HEALTH CARE—NOT SICK CARE

Dec 5, 2011

HEALTH CARE—NOT SICK CARE

 

Sometimes I get discouraged when I think about our Health Care System. It seems to me the emphasis is on Sick Care. You are encouraged to see the doctor because you are SICK. Can you imagine seeing your doctor saying, “I feel good most all the time, but I want to know how to stay this way until I die.” Your doctor may very well say, “I have a waiting room full of sick people. Come back to see me when you are SICK.”

 

I believe we need a new paradigm in medicine, one in which physicians are concerned about keeping our patients well instead of just treating disease. Just because one is healthy is not the same as absence of disease. We need to think about upstream medicine, looking for the reasons we get sick. When we see dead fish in the river or poisons or trash or other pollutants, we go up river and look for the source of the problem. We need to do the same in medicine. Doctors need to be asking the question, “Why did this patient get sick? Why did he have a heart attack at 48 or 58? What could have been done to prevent this from happening?”

 

But we are so involved with caring for this medical emergency now we forget to ask, “Why did this happen?” Doctors are not paid to figure out WHY they are paid to get us well when we are sick.

 

I believe we have adolescent diseases that cause adult / geriatric results. Some adolescent diseases are: eating too much fast food, not exercising, obesity, computer games, smoking, and drugs. And the consequences are seen 30 or 40 years later.

 

The evolution of our medical care system can be understood when we consider the history of medicine.
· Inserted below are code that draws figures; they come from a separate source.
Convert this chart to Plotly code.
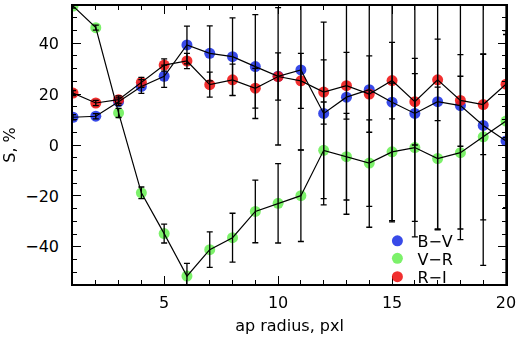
import plotly.graph_objects as go

radius = list(range(1, 21))

bv = [10.9, 11.3, 17.0, 23.0, 27.0, 39.3, 36.0, 34.7, 30.8, 27.0,
      29.5, 12.4, 18.8, 21.7, 16.8, 12.4, 17.0, 15.5, 7.7, 1.6]
bv_err = [1.0, 1.0, 1.5, 2.7, 4.4, 7.4, 10.8, 15.2, 20.4, 27.0,
          31.5, 35.9, 46.0, 54.0, 47.0, 48.5, 50.0, 52.7, 55.0, 57.0]

vr = [54.6, 46.1, 12.6, -18.8, -34.8, -51.5, -41.1, -36.4, -26.1, -22.9,
      -19.9, -2.1, -4.6, -7.1, -2.7, -1.0, -5.3, -3.0, 3.2, 9.4]
vr_err = [0.8, 1.0, 1.8, 2.3, 3.7, 5.0, 7.0, 9.6, 12.3, 15.6,
          18.0, 19.0, 17.0, 17.0, 27.0, 29.0, 28.0, 30.0, 32.6, 34.0]

ri = [20.4, 16.5, 17.8, 24.6, 31.4, 33.0, 23.7, 25.6, 22.3, 26.9,
      25.2, 20.8, 23.3, 20.0, 25.3, 17.0, 25.6, 17.5, 15.9, 23.9]
ri_err = [1.0, 1.0, 1.5, 2.0, 2.4, 3.0, 4.9, 6.2, 7.8, 9.3,
          10.8, 12.6, 13.1, 15.0, 15.0, 17.0, 16.0, 18.0, 19.7, 21.0]

names = ["B\u2212V", "V\u2212R", "R\u2212I"]
colors = ["rgb(35,55,230)", "rgb(110,240,90)", "rgb(240,25,25)"]
series = [(bv, bv_err), (vr, vr_err), (ri, ri_err)]

FONT = "DejaVu Sans"
fig = go.Figure()

# markers
for (vals, err), col in zip(series, colors):
    fig.add_trace(go.Scatter(x=radius, y=vals, mode="markers",
                             marker=dict(color=col, size=11, line=dict(width=0)),
                             opacity=0.9, showlegend=False))
# lines + error bars on top
for (vals, err), col in zip(series, colors):
    fig.add_trace(go.Scatter(x=radius, y=vals, mode="lines",
                             line=dict(color="black", width=1.2),
                             error_y=dict(type="data", array=err, visible=True,
                                          color="black", thickness=1.3, width=3),
                             showlegend=False))

# legend entries, one legend each so rows sit where the reference has them
legend_ids = ["legend", "legend2", "legend3"]
for name, col, lid in zip(names, colors, legend_ids):
    fig.add_trace(go.Scatter(x=[None], y=[None], mode="markers", name=name,
                             marker=dict(color=col, size=11), opacity=0.9,
                             legend=lid, showlegend=True))

leg_y = [0.155, 0.092, 0.026]
leg_common = dict(x=0.703, xanchor="left", yanchor="middle",
                  bgcolor="rgba(0,0,0,0)", borderwidth=0,
                  font=dict(family=FONT, size=16, color="black"))

axis_common = dict(showline=True, linecolor="black", linewidth=1.5, mirror="allticks",
                   ticks="inside", ticklen=8, tickwidth=1.2, tickcolor="black",
                   showgrid=False, zeroline=False,
                   tickfont=dict(family=FONT, size=16, color="black"))

fig.update_xaxes(range=[1, 20], tickvals=[5, 10, 15, 20], ticklabelstandoff=3,
                 minor=dict(dtick=1, ticks="inside", ticklen=4, tickcolor="black", tickwidth=1),
                 title=dict(text="ap radius, pxl", font=dict(family=FONT, size=16, color="black"),
                            standoff=9),
                 **axis_common)
fig.update_yaxes(range=[-54.6, 54.6], tickvals=[-40, -20, 0, 20, 40], ticklabelstandoff=9,
                 minor=dict(dtick=5, ticks="inside", ticklen=4, tickcolor="black", tickwidth=1),
                 title=dict(text="S, %", font=dict(family=FONT, size=16, color="black"),
                            standoff=8),
                 **axis_common)

fig.update_layout(
    width=520, height=338,
    margin=dict(l=73, r=12, t=4, b=54),
    paper_bgcolor="white", plot_bgcolor="white",
    showlegend=True,
    legend=dict(y=leg_y[0], **leg_common),
    legend2=dict(y=leg_y[1], **leg_common),
    legend3=dict(y=leg_y[2], **leg_common),
)

fig.write_html("out.html", config={"displayModeBar": False},
               post_script="document.body.style.margin='0';")
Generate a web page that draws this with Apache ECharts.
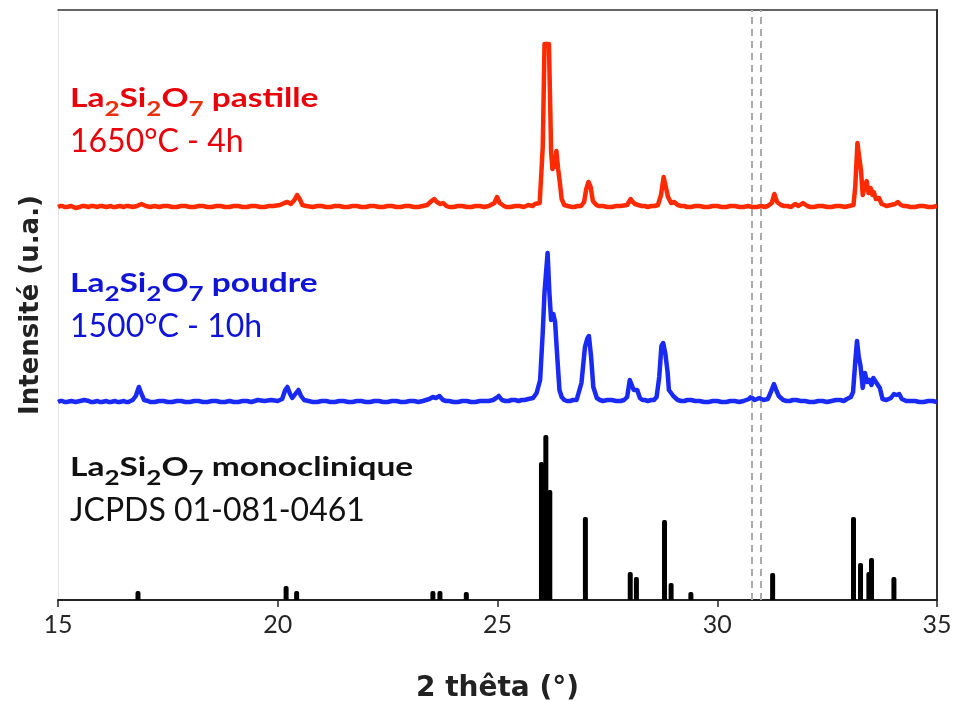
<!DOCTYPE html>
<html><head><meta charset="utf-8">
<script src="https://cdn.jsdelivr.net/npm/echarts@6/dist/echarts.min.js"></script>
<style>html,body{margin:0;padding:0;background:#fff}#c{width:956px;height:701px}</style>
</head><body><div id="c"></div>
<script>
// 2θ range
const xMin = 15, xMax = 35, xStep = 5;
// vertical offsets of the stacked patterns (a.u.)
const offsetPastille = 393;
const offsetPoudre = 198;
const yMax = 590;
// dashed reference positions (2θ)
const dashedLines = [30.79, 31.0];

// La2Si2O7 pastille 1650°C - 4h  [2θ, relative intensity]
const pastille = [
[15.0,0],[15.05,1],[15.1,1],[15.15,0],[15.2,0],[15.3,1],[15.35,0],[15.4,-1],[15.5,0],[15.55,1],[15.6,1],[15.7,0],[15.75,1],[15.8,1],[15.9,0],[15.95,1],[16.0,1],[16.1,0],[16.2,1],[16.25,0],[16.3,0],[16.4,1],[16.5,0],[16.55,1],[16.6,1],[16.7,0],[16.8,1],[16.9,3],[17.0,1],[17.1,0],[17.2,1],[17.3,0],[17.4,1],[17.5,1],[17.6,0],[17.7,0],[17.8,1],[17.9,1],[18.0,0],[18.1,0],[18.2,1],[18.3,1],[18.4,0],[18.5,0],[18.6,1],[18.7,1],[18.8,0],[18.9,0],[19.0,1],[19.1,1],[19.2,0],[19.3,0],[19.4,1],[19.5,1],[19.6,0],[19.7,0],[19.8,1],[19.9,1],
[20.05,2],[20.15,4],[20.22,5],[20.3,3],[20.38,7],[20.44,12],[20.5,8],[20.56,2],[20.65,1],[20.8,0],[20.9,1],[21.0,1],[21.1,0],[21.2,0],[21.3,1],[21.4,1],[21.5,0],[21.6,0],[21.7,1],[21.8,1],[21.9,0],[22.0,0],[22.1,1],[22.2,1],[22.3,0],[22.4,0],[22.5,1],[22.6,1],[22.7,0],[22.8,0],[22.9,1],[23.0,1],[23.1,0],[23.2,0],[23.3,1],[23.4,2],[23.5,6],[23.56,8],[23.62,5],[23.7,3],[23.76,4],[23.84,1],[23.9,0],[24.0,0],[24.1,1],[24.2,1],[24.3,0],[24.4,0],[24.5,1],[24.6,1],[24.7,0],[24.8,1],[24.93,4],[24.99,10],[25.05,4],[25.15,1],[25.2,0],[25.3,0],[25.4,1],[25.5,1],[25.6,0],[25.7,2],[25.8,1],[25.85,3],[25.96,4],
[26.03,60],[26.07,163],[26.17,163],[26.2,100],[26.22,55],[26.25,38],[26.28,36],[26.31,42],[26.34,56],[26.38,38],[26.42,24],[26.46,8],[26.52,2],[26.6,1],[26.7,0],[26.75,0],[26.82,1],[26.9,1],[26.97,5],[27.02,18],[27.07,25],[27.12,20],[27.17,6],[27.25,2],[27.3,1],[27.4,1],[27.5,0],[27.6,0],[27.7,1],[27.8,1],[27.95,2],[28.03,8],[28.08,5],[28.13,3],[28.2,2],[28.28,1],[28.35,1],[28.42,0],[28.5,1],[28.58,1],[28.65,2],[28.72,12],[28.78,30],[28.82,28],[28.88,10],[28.95,4],[29.02,5],[29.1,2],[29.18,1],[29.25,1],[29.32,0],[29.4,0],[29.5,1],[29.6,1],[29.7,0],[29.8,0],[29.9,1],
[30.0,1],[30.1,0],[30.2,0],[30.3,1],[30.4,1],[30.5,0],[30.6,0],[30.7,1],[30.8,0],[30.9,0],[31.0,1],[31.08,0],[31.15,1],[31.24,4],[31.3,13],[31.36,5],[31.45,2],[31.52,1],[31.6,1],[31.68,0],[31.77,3],[31.85,1],[31.95,4],[32.05,1],[32.12,0],[32.2,0],[32.3,1],[32.4,1],[32.5,0],[32.6,0],[32.7,1],[32.8,1],[32.9,0],[33.0,1],[33.1,2],[33.14,20],[33.19,64],[33.23,50],[33.27,37],[33.31,12],[33.35,20],[33.4,26],[33.44,14],[33.49,19],[33.53,12],[33.56,15],[33.61,8],[33.68,9],[33.74,3],[33.8,2],[33.85,1],[33.95,2],[34.05,3],[34.11,5],[34.18,2],[34.24,1],[34.3,1],[34.4,0],[34.5,0],[34.6,1],[34.7,1],[34.8,0],[34.9,0],[35.0,1]
];

// La2Si2O7 poudre 1500°C - 10h  [2θ, relative intensity]
const poudre = [
[15.0,0],[15.05,1],[15.1,1],[15.15,0],[15.2,0],[15.3,1],[15.4,0],[15.5,1],[15.6,2],[15.7,1],[15.75,0],[15.8,0],[15.9,1],[15.95,0],[16.0,0],[16.1,1],[16.15,0],[16.2,0],[16.3,1],[16.35,0],[16.4,0],[16.5,1],[16.55,0],[16.6,0],[16.7,2],[16.77,6],[16.84,15],[16.9,8],[16.96,2],[17.05,1],[17.1,0],[17.2,0],[17.3,1],[17.4,1],[17.5,0],[17.6,0],[17.7,1],[17.8,1],[17.9,0],[18.0,0],[18.1,1],[18.2,1],[18.3,0],[18.4,0],[18.5,1],[18.6,1],[18.7,0],[18.8,0],[18.9,1],[19.0,0],[19.1,0],[19.2,1],[19.3,1],[19.4,0],[19.55,2],[19.7,1],[19.85,2],
[20.0,1],[20.1,3],[20.17,12],[20.22,15],[20.28,8],[20.33,4],[20.4,8],[20.47,12],[20.53,6],[20.6,2],[20.7,1],[20.8,0],[20.9,0],[21.0,1],[21.1,1],[21.2,0],[21.3,0],[21.4,1],[21.5,1],[21.6,0],[21.7,0],[21.8,1],[21.9,1],[22.0,0],[22.1,0],[22.2,1],[22.3,1],[22.4,0],[22.5,0],[22.6,1],[22.7,1],[22.8,0],[22.9,0],[23.0,1],[23.1,1],[23.2,0],[23.3,1],[23.45,3],[23.53,5],[23.6,4],[23.68,6],[23.76,2],[23.83,1],[23.9,1],[24.0,0],[24.1,0],[24.2,1],[24.3,1],[24.4,0],[24.5,0],[24.6,1],[24.7,1],[24.8,1],[24.9,2],[24.97,4],[25.03,6],[25.1,2],[25.18,1],[25.25,1],[25.32,2],[25.4,2],[25.48,1],[25.55,2],[25.62,2],[25.7,3],[25.81,4],[25.89,9],[25.97,22],
[26.03,70],[26.07,110],[26.14,149],[26.18,110],[26.22,82],[26.27,88],[26.31,80],[26.36,45],[26.41,12],[26.46,5],[26.52,2],[26.58,1],[26.65,1],[26.72,2],[26.8,2],[26.91,19],[26.99,55],[27.04,63],[27.08,66],[27.13,45],[27.18,15],[27.26,4],[27.33,2],[27.4,1],[27.5,2],[27.6,2],[27.7,1],[27.8,1],[27.88,2],[27.95,5],[28.01,22],[28.05,24],[28.1,12],[28.14,10],[28.18,12],[28.24,4],[28.3,2],[28.35,2],[28.42,1],[28.5,2],[28.56,2],[28.62,5],[28.68,25],[28.73,56],[28.77,59],[28.82,48],[28.87,30],[28.9,12],[28.94,11],[29.0,6],[29.1,2],[29.18,1],[29.25,1],[29.32,2],[29.4,2],[29.5,1],[29.6,1],[29.7,0],[29.8,0],[29.9,1],
[30.0,1],[30.1,0],[30.2,0],[30.3,1],[30.4,1],[30.5,0],[30.6,1],[30.72,3],[30.77,5],[30.85,2],[30.96,4],[31.05,2],[31.15,3],[31.22,10],[31.29,18],[31.35,11],[31.4,6],[31.5,2],[31.58,1],[31.65,1],[31.72,2],[31.8,2],[31.9,1],[32.0,1],[32.1,0],[32.2,0],[32.3,1],[32.4,1],[32.5,0],[32.6,1],[32.7,2],[32.8,2],[32.88,1],[32.95,3],[33.04,5],[33.09,10],[33.14,40],[33.18,61],[33.22,45],[33.26,36],[33.31,14],[33.36,29],[33.41,20],[33.46,22],[33.51,17],[33.55,24],[33.59,25],[33.64,18],[33.7,14],[33.76,3],[33.85,2],[33.95,4],[34.02,8],[34.08,7],[34.14,8],[34.2,3],[34.3,1],[34.4,1],[34.5,1],[34.6,0],[34.7,0],[34.8,1],[34.9,1],[35.0,0]
];

// JCPDS 01-081-0461 reference peaks [2θ, intensity]
const jcpds = [
[16.82,9],[20.19,14],[20.43,9],[23.53,9],[23.69,9],[24.29,8],
[26.00,138],[26.10,165],[26.19,110],[27.00,83],[28.02,28],[28.16,23],[28.80,80],[28.95,17],[29.40,8],
[31.26,27],[33.10,83],[33.26,37],[33.45,28],[33.51,42],[34.02,23]
];

const FONT = 'Lato, "Open Sans", sans-serif';
const WIDE = '"DejaVu Sans", sans-serif';
const shift = (arr, off) => arr.map(p => [p[0], p[1] + off]);

function label(left, top, color, name, line2, subColor) {
  return [
    { type: 'text', left: left, top: top, scaleX: 1.24, style: {
      text: '{b|La}{s|2}{b|Si}{s|2}{b|O}{s|7}{b| ' + name + '}',
      rich: {
        b: { fontFamily: FONT, fontWeight: 'bold', fontSize: 27, fill: color, lineHeight: 42, verticalAlign: 'middle' },
        s: { fontFamily: FONT, fontWeight: 'bold', fontSize: 21, fill: subColor, verticalAlign: 'bottom' }
      }
    }},
    { type: 'text', left: left, top: top + 41, style: {
      text: line2, fontFamily: FONT, fontSize: 32, fill: color
    }}
  ];
}

const chart = echarts.init(document.getElementById('c'), null, { renderer: 'canvas' });
chart.setOption({
  animation: false,
  backgroundColor: '#fff',
  grid: { left: 58, right: 19, top: 10, bottom: 101, containLabel: false, outerBoundsMode: 'none' },
  xAxis: [{
    type: 'value', min: xMin, max: xMax, interval: xStep,
    name: '2 thêta (°)', nameLocation: 'middle', nameGap: 75,
    nameTextStyle: { fontFamily: WIDE, fontWeight: 'bold', fontSize: 28, color: '#222' },
    axisLine: { show: true, onZero: false, lineStyle: { color: '#222', width: 2 } },
    axisTick: { show: true, length: 7, lineStyle: { color: '#222', width: 1.5 } },
    axisLabel: { fontFamily: FONT, fontSize: 25, color: '#262626', margin: 12 },
    splitLine: { show: false }
  }, {
    type: 'value', min: xMin, max: xMax, position: 'top',
    axisLine: { show: true, onZero: false, lineStyle: { color: '#333', width: 1.5 } },
    axisTick: { show: false }, axisLabel: { show: false }, splitLine: { show: false }
  }],
  yAxis: [{
    type: 'value', min: 0, max: yMax,
    name: 'Intensité (u.a.)', nameLocation: 'middle', nameGap: 14,
    nameTextStyle: { fontFamily: WIDE, fontWeight: 'bold', fontSize: 26, color: '#222' },
    axisLine: { show: true, onZero: false, lineStyle: { color: '#e6e6e6', width: 1 } },
    axisTick: { show: false }, axisLabel: { show: false }, splitLine: { show: false }
  }, {
    type: 'value', min: 0, max: yMax, position: 'right',
    axisLine: { show: true, onZero: false, lineStyle: { color: '#333', width: 2 } },
    axisTick: { show: false }, axisLabel: { show: false }, splitLine: { show: false }
  }],
  series: [
    {
      type: 'bar', name: 'JCPDS', data: jcpds, barWidth: 5, z: 1,
      itemStyle: { color: '#000', borderRadius: [2, 2, 0, 0] },
      markLine: {
        silent: true, symbol: ['none', 'none'], label: { show: false },
        lineStyle: { type: [7, 5], color: '#aaa', width: 2 },
        data: dashedLines.map(v => ({ xAxis: v }))
      }
    },
    {
      type: 'line', name: 'poudre', data: shift(poudre, offsetPoudre), showSymbol: false, z: 3,
      lineStyle: { color: '#1a2af5', width: 4.5, join: 'round' }
    },
    {
      type: 'line', name: 'pastille', data: shift(pastille, offsetPastille), showSymbol: false, z: 3,
      lineStyle: { color: '#ff2a00', width: 4.5, join: 'round' }
    }
  ],
  graphic: [].concat(
    label(70, 85, '#e8000a', 'pastille', '1650°C - 4h', '#e8300a'),
    label(70, 270, '#0f14d6', 'poudre', '1500°C - 10h', '#0f14d6'),
    label(70, 454, '#111', 'monoclinique', 'JCPDS 01-081-0461', '#111')
  )
});
</script>
</body></html>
In the late 1800’s it was discovered that a certain germ caused a certain disease. The tuberculosis germ caused TB. The pneumococcal germ caused pneumococcal pneumonia. In 1865 Louis Pasture discovered that microbes (germs) can cause infectious disease. Infectious disease can spread by the spread of microbes. This was followed by Sir Alexander Fleming’s discovery of penicillin. One may call this, “The single bullet concept. I found a germ… a problem, and there is a pill that will treat that problem. There is an external invader and we have to kill that invader.”

 

The problem is that usually the problem (the illness) is not one dimensional….there are multiple causes for why the patient is sick today. It all started 30 or 40 years ago. We cannot limit our thinking to just one cause. The patient may have pneumonia but the reason is he has smoked for 30 years. He may have heart disease but the problem started 40 years ago with too many fast food hamburgers. We need to treat diseases before they occur.